Inqualificabile la battuta del Senatore a vita Giulio Andreotti, che, con cinica indifferenza, ha offeso una delle più illustri vittime del dovere civile in Italia. Che il più volte capo del governo democristiano fosse un ammiratore del mafioso Sindona lo si sapeva, ma che potesse arrivare al punto di offendere la memoria di una delle più limpide figure dell’impegno civile fino al sacrificio è davvero intollerabile. Claudio Magris gli ha augurato di dare conto a Dio di questo insulto; mentre altri, meno credenti, vorrebbero che gli fosse revocata la nomina di Senatore a vita per indegnità.
Berlusconi, ancora una volta dall’estero, dove bisognerebbe sempre esportare le immagini più belle dell’Italia – lo dice pure lui quando sta di aria – è tornato ad insolentire la magistratura e ad abbandonarsi a battute ironiche su Fini. A prescindere se a torto o a ragione, certo non era né la sede né il momento per sbattere sotto gli occhi di tutti i panni sporchi di casa.
Sembrerebbe una settimana particolare, purtroppo da un po’ di tempo in qua le settimane passano tutte così, tra insulti e diffamazioni della peggiore specie. La politica italiana non brilla certo di grandi esempi di onestà, di limpidezza, di lealtà, ma insultarla quotidianamente ad ogni occasione, in ogni luogo, impunemente, è un brutto segnale.
Lo Stato democratico si caratterizza per la libertà che riconosce ai cittadini, i quali possono esercitarla come meglio credono; ma se essi non dimostrano un minimo di maturità politica e civile non è improbabile che prima o poi da qualche parte si invochi lo Stato etico, quello che oggi processerebbe Michele Placido ed Angela Napoli per oltraggio alle istituzioni; Fini e Andreotti per indegnità a ricoprire cariche così esemplarmente importanti per la vita della nazione; e sanzionerebbe Berlusconi per aver danneggiato ancora una volta l’immagine dell’Italia all’estero.
Chi ricopre una carica pubblica, chi svolge un’attività pubblica o tesa al pubblico, non dovrebbe mai dimenticare quel profilo educativo che è la forza etica di chi ha responsabilità; dovrebbe sempre rendersi conto di dove si trova e dell’opportunità di dire o di non dire qualcosa.
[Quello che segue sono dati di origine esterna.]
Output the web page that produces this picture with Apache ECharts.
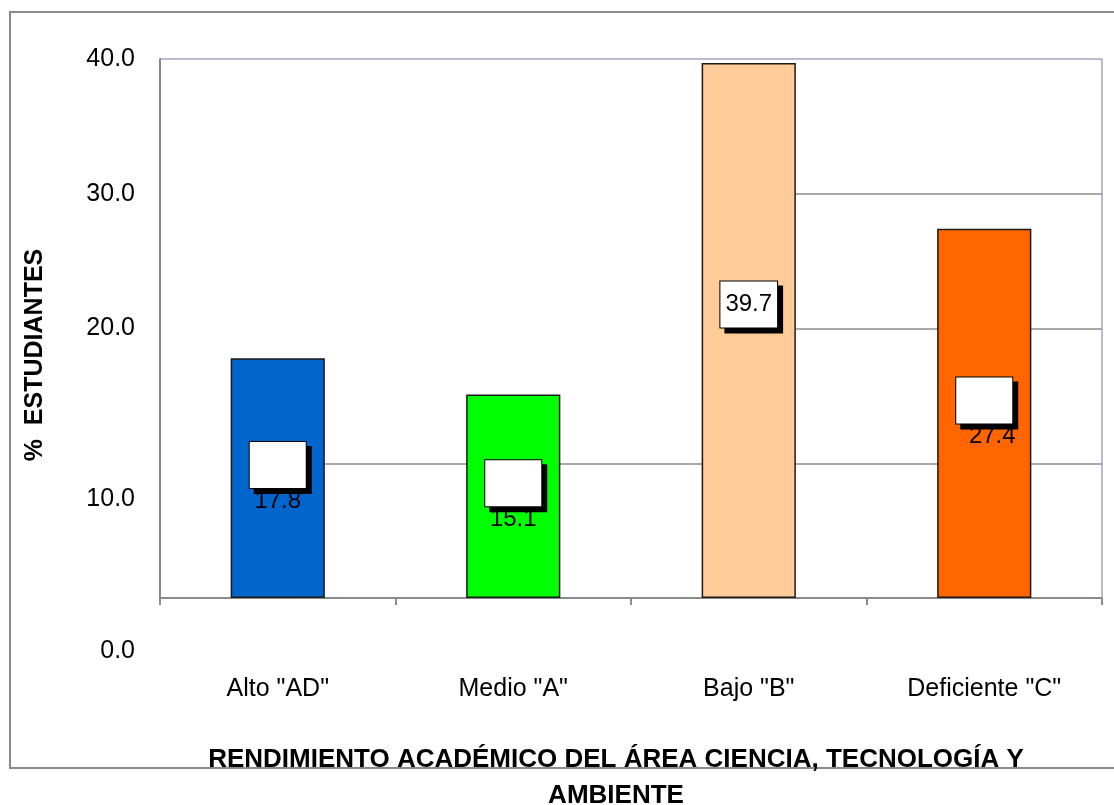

Se il buon esempio in Italia non lo danno le figure apicali, a qualsiasi livello, dal Presidente del Consiglio alla maestra di scuola materna, chi dovrebbe allora preoccuparsi di educare i giovani, di preparare una classe dirigente migliore? Se in Parlamento si è tra assassini e puttane – ed è considerato un fatto normale che qualcuno lo dica pure – se la politica è il refugium peccatorum, se il Presidente della Camera teorizza il tradimento come normale pratica politica, se un funzionario dello Stato ucciso perché ha voluto compiere fino in fondo il suo dovere di uomo e di cittadino, incurante perfino di avere moglie e figli, viene addirittura deriso da un mostro sacro della politica come Giulio Andreotti, se il Presidente del Consiglio esporta all’estero le magagne della nostra politica, allora dobbiamo preoccuparci seriamente.
Qui non si tratta più di centrodestra o di centrosinistra, di voto anticipato o di riforma elettorale, ma di vera e propria bonifica. La politica non è certo il salotto buono della nazione, ma non può essere nemmeno la sua sentina.